Other countries have also gotten involved in the war in ways that may change the demographics of Syria. Turkey has exerted influence along the shared northern border of Syria and Turkey. Early in the conflict Kurds began to control areas in the north of Syria bordering on Turkey (see
Figure 1 above) leading to hopes for some form of autonomy [
19]. Yet, later in the conflict, Turkey struck a deal with the US to create a buffer zone in Northern Syria that would protect Turkey from Syrian Kurdish forces and give Syrian refugees currently resident in Turkey a place within Syria to which they can return [
66]. Syrian government decisions both before and during the conflict have made it nearly impossible for Kurds to own or use their land [
67].
Iran, a Shia majority country, has also acted to increase their influence in Syria.
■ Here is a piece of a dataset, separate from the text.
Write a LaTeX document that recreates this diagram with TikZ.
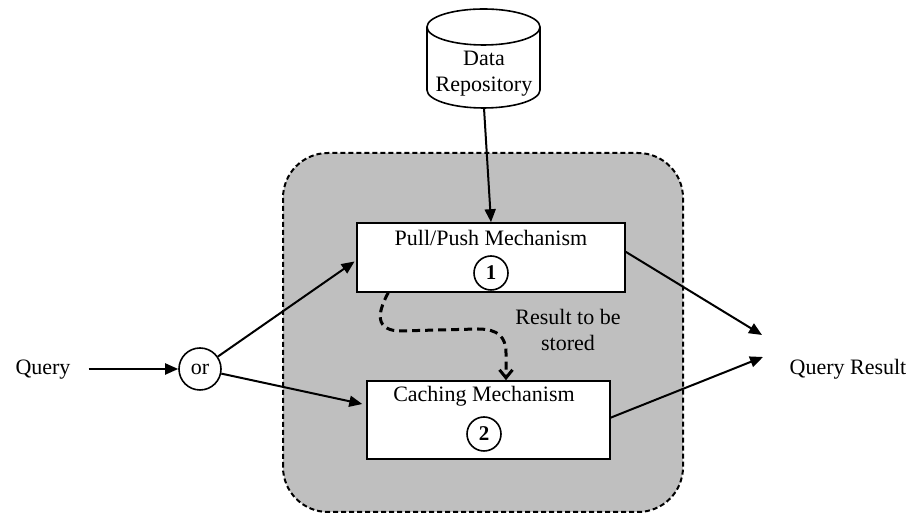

Assad is allied with Iran, and some observers have posited that Syria is acting under Iranian influence to eliminate the presence of anti-regime supporters and Sunni Muslims from specific territories in Syria [
51,
68]. These competing international interests in the region increase the likelihood that Syria which is left after the conflict will be demographically much different than its pre-conflict state. Though the religious and ethnic composition of the opposition is not homogenous, cities and regions are known to have majorities of specific ethnic and religious groups. By focusing property expropriation or population transfers in these areas Assad can not only effectively eliminate his political opponents, and those who would threaten his reign [
42], but also erode the ability of these regions, and by extension the ethnic and religious groups that live in them, to challenge his regime in the future.